Paying Women their Worth in the Workplace
Philadelphia City Council is currently considering a new bill that would make it illegal for Philadelphia employers to ask prospective candidates about their past salary.
The reasoning driving this potential new law is the belief that by asking prospective job seekers about their previous salary history employers will pay women and minorities lower wages than their white male counterparts, and by preventing employers from asking the question the wage gap will close. The likelihood of this rule having the desired effect is dubious at best.

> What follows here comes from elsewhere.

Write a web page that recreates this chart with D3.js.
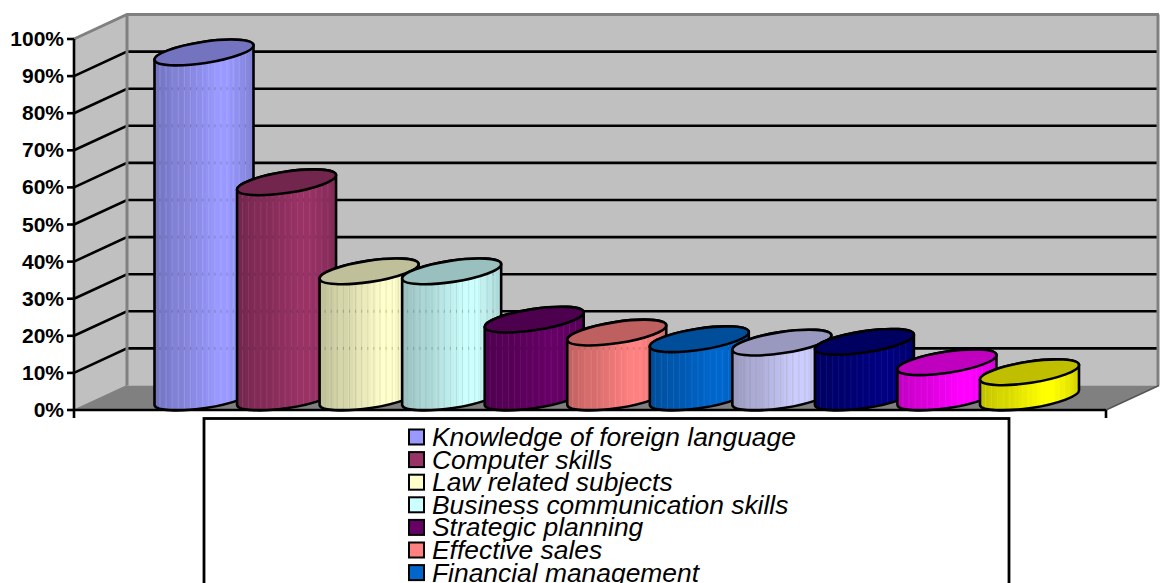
<!DOCTYPE html>
<html>
<head>
<meta charset="utf-8">
<style>
html,body{margin:0;padding:0;background:#fff;overflow:hidden}
svg{display:block}
text{font-family:"Liberation Sans",Arial,sans-serif}
</style>
<script src="https://cdn.jsdelivr.net/npm/d3@7"></script>
</head>
<body>
<svg id="chart" width="1160" height="583"></svg>
<script>
// Survey results: share of respondents per skill area
const skillValues = [93, 58, 34, 34, 21, 17.5, 15.7, 14.8, 15, 9.5, 6.8];
const skillColors = ["#9999ff", "#993366", "#ffffcc", "#ccffff", "#660066", "#ff8080",
                     "#0066cc", "#ccccff", "#000080", "#ff00ff", "#ffff00"];
const legendNames = ["Knowledge of foreign language", "Computer skills", "Law related subjects",
                     "Business communication skills", "Strategic planning", "Effective sales",
                     "Financial management"];
const percentTicks = [0, 10, 20, 30, 40, 50, 60, 70, 80, 90, 100];
// Brightness across a cylinder body, left edge to right edge
const shadeProfile = [0.76, 0.78, 0.8, 0.82, 0.84, 0.84, 0.86, 0.88, 0.9, 0.92, 0.94, 0.96, 0.98, 1, 1, 1, 0.97, 0.94, 0.91, 0.88, 0.85];

const svg = d3.select("#chart");
const defs = svg.append("defs");

const y = d3.scaleLinear().domain([0, 100]).range([410, 39]);
const x = d3.scaleLinear().domain([0, 1]).range([74, 1106]);
const depthX = 53, depthY = -24.5;

// Walls and floor
const plotLeft = x(0), plotRight = x(1), plotBase = y(0), plotTop = y(100);
const poly = pts => pts.map(p => p.join(",")).join(" ");
svg.append("polygon").attr("points", poly([[plotLeft, plotTop], [plotLeft + depthX, plotTop + depthY], [plotLeft + depthX, plotBase + depthY], [plotLeft, plotBase]])).attr("fill", "#c0c0c0");
svg.append("polygon").attr("points", poly([[plotLeft + depthX, plotTop + depthY], [plotRight + depthX, plotTop + depthY], [plotRight + depthX, plotBase + depthY], [plotLeft + depthX, plotBase + depthY]])).attr("fill", "#c0c0c0");
svg.append("polygon").attr("points", poly([[plotLeft, plotBase], [plotLeft + depthX, plotBase + depthY], [plotRight + depthX, plotBase + depthY], [plotRight, plotBase]])).attr("fill", "#808080");

// Gridlines run along the side wall and across the back wall
const grid = svg.append("g").attr("stroke", "#000").attr("stroke-width", 2.6).attr("fill", "none");
percentTicks.filter(t => t > 0 && t < 100).forEach(t => {
  grid.append("polyline").attr("points", poly([[plotLeft, y(t)], [plotLeft + depthX, y(t) + depthY], [plotRight + depthX - 1, y(t) + depthY]]));
});

// Wall outlines
const edges = svg.append("g").attr("stroke", "#808080").attr("fill", "none").attr("stroke-width", 3);
edges.append("polyline").attr("points", poly([[plotLeft, plotTop], [plotLeft + depthX, plotTop + depthY], [plotRight + depthX, plotTop + depthY]]));
edges.append("line").attr("x1", plotLeft + depthX).attr("x2", plotLeft + depthX).attr("y1", plotTop + depthY).attr("y2", plotBase + depthY);
edges.append("line").attr("x1", plotRight + depthX - 1).attr("x2", plotRight + depthX - 1).attr("y1", plotTop + depthY).attr("y2", plotBase + depthY);
edges.append("line").attr("x1", plotLeft).attr("y1", plotBase).attr("x2", plotLeft + depthX).attr("y2", plotBase + depthY).attr("stroke-width", 1.2);
edges.append("line").attr("x1", plotRight).attr("y1", plotBase).attr("x2", plotRight + depthX).attr("y2", plotBase + depthY).attr("stroke", "#555").attr("stroke-width", 1.5);

// Cylinders
const cx = d3.scaleLinear().domain([0, skillValues.length - 1]).range([204, 1029.5]);
const halfW = 49.5, tiltY = 7.5, rx = Math.hypot(halfW, tiltY), ry = 10.6;
const tilt = Math.atan2(-tiltY, halfW) * 180 / Math.PI;
const centerDrop = 12.5;
const arcTo = (sweep, xe, ye) => `A${rx} ${ry} ${tilt} 0 ${sweep} ${xe} ${ye}`;

const stripeOffsets = d3.range(-44, 46, 6.1);

skillValues.forEach((v, i) => {
  const c = cx(i), color = d3.rgb(skillColors[i]);
  const topY = y(v) - centerDrop, botY = y(0) - centerDrop;

  const grad = defs.append("linearGradient").attr("id", "body" + i).attr("x1", 0).attr("x2", 1).attr("y1", 0).attr("y2", 0);
  shadeProfile.forEach((s, k) => {
    const shade = d3.rgb(color.r * s, color.g * s, color.b * s).formatHex();
    grad.append("stop").attr("offset", k / shadeProfile.length).attr("stop-color", shade);
    grad.append("stop").attr("offset", (k + 1) / shadeProfile.length).attr("stop-color", shade);
  });

  const bodyPath = `M${c - halfW} ${topY + tiltY}L${c - halfW} ${botY + tiltY}` +
    arcTo(0, c + halfW, botY - tiltY) + `L${c + halfW} ${topY - tiltY}` +
    arcTo(0, c - halfW, topY + tiltY) + "Z";
  defs.append("clipPath").attr("id", "clip" + i).append("path").attr("d", bodyPath);

  const g = svg.append("g");
  g.append("path").attr("d", bodyPath).attr("fill", `url(#body${i})`);

  // Facet seams and the faint marks left where gridlines pass behind
  const seams = g.append("g").attr("clip-path", `url(#clip${i})`);
  const seamColor = i === 2 || i === 3 || i === 7 ? "#8a8a70" : d3.rgb(Math.min(255, color.r + 70), Math.min(255, color.g + 70), Math.min(255, color.b + 70)).formatHex();
  stripeOffsets.forEach(o => {
    seams.append("line").attr("x1", c + o).attr("x2", c + o).attr("y1", topY - 20).attr("y2", botY + 20)
      .attr("stroke", seamColor).attr("stroke-width", 1).attr("stroke-opacity", 0.2);
    percentTicks.filter(t => t > 0 && t < 100 && y(t) + depthY > topY && y(t) + depthY < 400).forEach(t => {
      seams.append("rect").attr("x", c + o - 0.5).attr("y", y(t) + depthY - 1.5).attr("width", 1).attr("height", 3)
        .attr("fill", "#000").attr("fill-opacity", 0.2);
    });
  });

  g.append("path").attr("d", bodyPath).attr("fill", "none").attr("stroke", "#000").attr("stroke-width", 2.6).attr("stroke-linejoin", "round");
  g.append("ellipse").attr("cx", 0).attr("cy", 0).attr("rx", rx).attr("ry", ry)
    .attr("transform", `translate(${c},${topY}) rotate(${tilt})`)
    .attr("fill", d3.rgb(color.r * 0.75, color.g * 0.75, color.b * 0.75).formatHex())
    .attr("stroke", "#000").attr("stroke-width", 2.6);
});

// Front axes
const axis = svg.append("g").attr("stroke", "#000").attr("stroke-width", 2.6).attr("fill", "none");
axis.append("line").attr("x1", plotLeft).attr("x2", plotLeft).attr("y1", plotTop).attr("y2", plotBase + 8);
axis.append("line").attr("x1", plotLeft).attr("x2", plotRight).attr("y1", plotBase).attr("y2", plotBase);
axis.append("line").attr("x1", plotRight).attr("x2", plotRight).attr("y1", plotBase).attr("y2", plotBase + 8);
percentTicks.forEach(t => {
  axis.append("line").attr("x1", plotLeft - 7).attr("x2", plotLeft).attr("y1", y(t)).attr("y2", y(t));
  svg.append("text").attr("x", 64).attr("y", y(t) + 7).attr("text-anchor", "end")
    .attr("font-size", 21).attr("font-weight", "bold").text(t + "%");
});

// Legend; its lower rows run past the bottom of the page
svg.append("rect").attr("x", 204).attr("y", 418.5).attr("width", 805).attr("height", 240)
  .attr("fill", "#fff").attr("stroke", "#000").attr("stroke-width", 2.8);
const rowY = d3.scaleLinear().domain([0, 1]).range([437, 459.6]);
legendNames.forEach((name, i) => {
  const cy = rowY(i);
  svg.append("rect").attr("x", 409).attr("y", cy - 7.5).attr("width", 15).attr("height", 15)
    .attr("fill", skillColors[i]).attr("stroke", "#000").attr("stroke-width", 2);
  svg.append("text").attr("x", 432).attr("y", cy + 9).attr("font-size", 26.4).attr("font-style", "italic").text(name);
});
</script>
</body>
</html>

The bill was introduced in City Council last Thursday with the laudable goal of making a positive impact on the wage gap that exists between white males and minorities and women in an effort to decrease the difference in wages paid to those groups for doing the same jobs. City Councilman William Greenlee introduced the bill stating that, “If you base a person’s salary on what they previously made, that continues the inequities.”
Women are Still Paid Less than their Male Counterparts
According to the United States Census Bureau, nationally, women are paid 79 cents for every dollar that men earn.

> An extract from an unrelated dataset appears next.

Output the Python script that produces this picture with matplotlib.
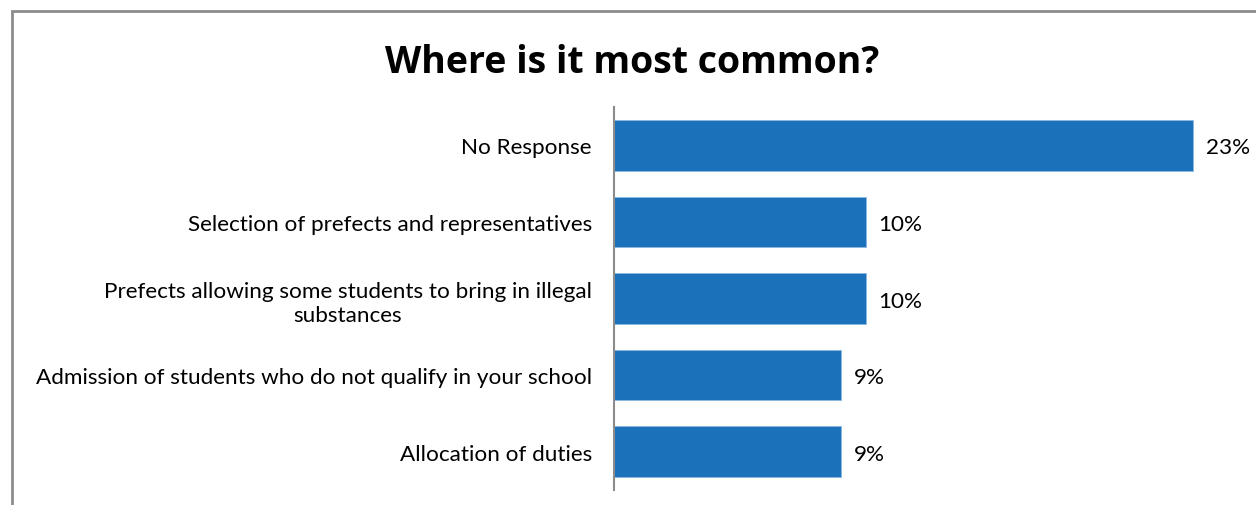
import matplotlib.pyplot as plt
from matplotlib.patches import Rectangle

# ---------------- DATA ----------------
CATEGORIES = [
    "No Response",
    "Selection of prefects and representatives",
    "Prefects allowing some students to bring in illegal\nsubstances",
    "Admission of students who do not qualify in your school",
    "Allocation of duties",
]
PERCENTS = [23, 10, 10, 9, 9]

BAR_COLOR = "#1B71BA"
FRAME_COLOR = "#8C8C8C"
LABEL_FONT = ["Lato", "DejaVu Sans"]
TITLE_FONT = ["Open Sans", "DejaVu Sans"]
LABEL_SIZE = 16.2

fig = plt.figure(figsize=(12.56, 5.06), dpi=100)

# outer chart frame, running off the right and bottom edges
fig.patches.append(Rectangle((11.5 / 1256, -0.1), 1.2, 1 - 11.5 / 506 + 0.1,
                             transform=fig.transFigure, fill=False,
                             edgecolor=FRAME_COLOR, linewidth=2))

ax = fig.add_axes([614 / 1256, 1 - 491 / 506, 626 / 1256, 383 / 506])
y = list(range(len(CATEGORIES)))
bars = ax.barh(y, PERCENTS, height=0.66, color=BAR_COLOR,
               edgecolor="#8DB8E0", linewidth=0.6)
ax.set_ylim(len(CATEGORIES) - 0.5, -0.5)
ax.set_xlim(0, 626 / 25.17)

for bar, v in zip(bars, PERCENTS):
    ax.annotate(f"{v}%", (bar.get_width(), bar.get_y() + bar.get_height() / 2),
                xytext=(13, -2), textcoords="offset pixels",
                ha="left", va="center", fontsize=LABEL_SIZE, family=LABEL_FONT)

ax.set_yticks(y)
ax.set_yticklabels(CATEGORIES, fontsize=LABEL_SIZE, family=LABEL_FONT,
                   multialignment="center", linespacing=1.25)
ax.tick_params(axis="y", length=0, pad=16)
ax.set_xticks([])
for side in ["top", "right", "bottom"]:
    ax.spines[side].set_visible(False)
ax.spines["left"].set_color(FRAME_COLOR)
ax.spines["left"].set_linewidth(1.5)

fig.text(632 / 1256, 1 - 73 / 506, "Where is it most common?", ha="center",
         va="baseline", fontsize=27, fontweight="bold", family=TITLE_FONT)

fig.savefig("out.png", dpi=100)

There are numerous factors influencing that statistic, including, among other things, the types of jobs women choose. But economists consistently find disparities that are not explained by other variables. Academic research has shown light on the deleterious effect that pay disparity has not only upon individuals, but also upon the national economy as a whole. Diminishing the gender and minority wage gap would have a positive effect on the poverty rates in every state, Pennsylvania included, according to the research performed by Institute for Women’s Policy Research and other organizations.

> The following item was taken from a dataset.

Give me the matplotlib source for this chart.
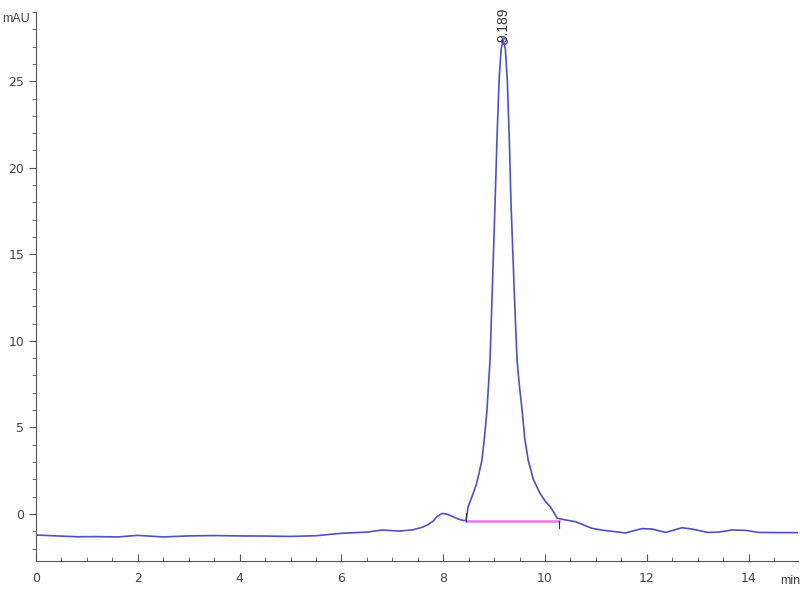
import numpy as np
import matplotlib
matplotlib.use('AGG')
import matplotlib.pyplot as plt
from matplotlib.ticker import MultipleLocator

# chromatogram trace (min, mAU)
time = [0.0, 0.4, 0.8, 1.2, 1.6, 2.0, 2.5, 3.0, 3.5, 4.0, 4.5, 5.0, 5.5, 6.0,
        6.5, 6.8, 7.14, 7.4, 7.59, 7.7, 7.8, 7.88, 7.98, 8.08, 8.18, 8.3,
        8.41, 8.45, 8.49, 8.54, 8.59, 8.65, 8.7, 8.76, 8.81, 8.86, 8.92,
        8.97, 9.02, 9.06, 9.1, 9.14, 9.18, 9.22, 9.26, 9.3, 9.33, 9.4,
        9.45, 9.5, 9.55, 9.6, 9.67, 9.77, 9.9, 10.0, 10.1, 10.17, 10.24,
        10.41, 10.6, 10.92, 11.15, 11.39, 11.58, 11.9, 12.1, 12.37, 12.69,
        12.88, 13.2, 13.41, 13.67, 13.94, 14.2, 14.6, 14.97]
signal = [-1.22, -1.27, -1.32, -1.31, -1.33, -1.24, -1.33, -1.27, -1.25,
          -1.27, -1.28, -1.3, -1.26, -1.12, -1.05, -0.93, -0.99, -0.92,
          -0.77, -0.62, -0.42, -0.15, 0.03, -0.02, -0.14, -0.3, -0.39, -0.36,
          0.43, 0.8, 1.2, 1.7, 2.3, 3.1, 4.4, 6.0, 8.9, 13.5, 18.1, 22.0,
          25.2, 26.9, 27.35, 26.9, 25.0, 21.5, 18.1, 12.5, 8.9, 7.3, 6.0,
          4.4, 3.1, 2.0, 1.2, 0.75, 0.43, 0.1, -0.25, -0.35, -0.45, -0.83,
          -0.95, -1.03, -1.1, -0.85, -0.87, -1.07, -0.8, -0.87, -1.07, -1.05,
          -0.93, -0.95, -1.07, -1.08, -1.08]

peak_rt = 9.189
peak_height = 27.35
base_start, base_end, base_level = 8.45, 10.27, -0.38

fig = plt.figure(figsize=(8, 6), dpi=100)
ax = fig.add_axes([0.045, 0.065, 0.9525, 0.915])
plt.rcParams['font.family'] = ['Liberation Sans', 'DejaVu Sans']

ax.plot(time, signal, color='#5050c0', linewidth=1.2)
ax.plot([base_start, base_end], [base_level, base_level], color='#f070f0', linewidth=1.8)
# small start / end markers of the integration
ax.plot([base_start, base_start], [base_level, base_level + 0.45], color='#333333', linewidth=0.8)
ax.plot([base_end, base_end], [base_level, base_level - 0.45], color='#333333', linewidth=0.8)
ax.plot([peak_rt], [peak_height], marker='o', markerfacecolor='none',
        markeredgecolor='#5050c0', markersize=4)
ax.text(peak_rt, peak_height - 0.1, '9.189', rotation=90, ha='center', va='bottom',
        fontsize=10, color='#333333', family=['Liberation Sans', 'DejaVu Sans'])

ax.set_xlim(0, 14.97)
ax.set_ylim(-2.72, 29.0)

for s in ['top', 'right']:
    ax.spines[s].set_visible(False)
for s in ['left', 'bottom']:
    ax.spines[s].set_color('#555555')

ax.xaxis.set_major_locator(MultipleLocator(2))
ax.xaxis.set_minor_locator(MultipleLocator(0.5))
ax.yaxis.set_major_locator(MultipleLocator(5))
ax.yaxis.set_minor_locator(MultipleLocator(1))
ax.tick_params(axis='x', which='major', direction='in', length=5, color='#555555',
               labelsize=9, labelcolor='#444444', pad=8)
ax.tick_params(axis='x', which='minor', direction='in', length=3, color='#555555')
ax.tick_params(axis='y', which='major', direction='out', length=5, color='#555555',
               labelsize=9, labelcolor='#444444')
ax.tick_params(axis='y', which='minor', direction='out', length=3, color='#555555')

fig.text(0.003, 0.968, 'mAU', fontsize=9, color='#444444', va='center')
fig.text(0.975, 0.032, 'min', fontsize=9, color='#444444', va='center')

plt.savefig('out.png', dpi=100)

There is clearly a problem.
The question is whether or not a new law that is largely unenforceable and one who’s impact will be largely impossible to measure is the answer to the problem? This law will make it harder for companies to negotiate salaries across the board since the process begins without a starting salary. Faced with this reality the likely outcome will be lower salaries on average for everyone as companies begin salary negotiations at a significantly lower wage to avoid overpaying for talent.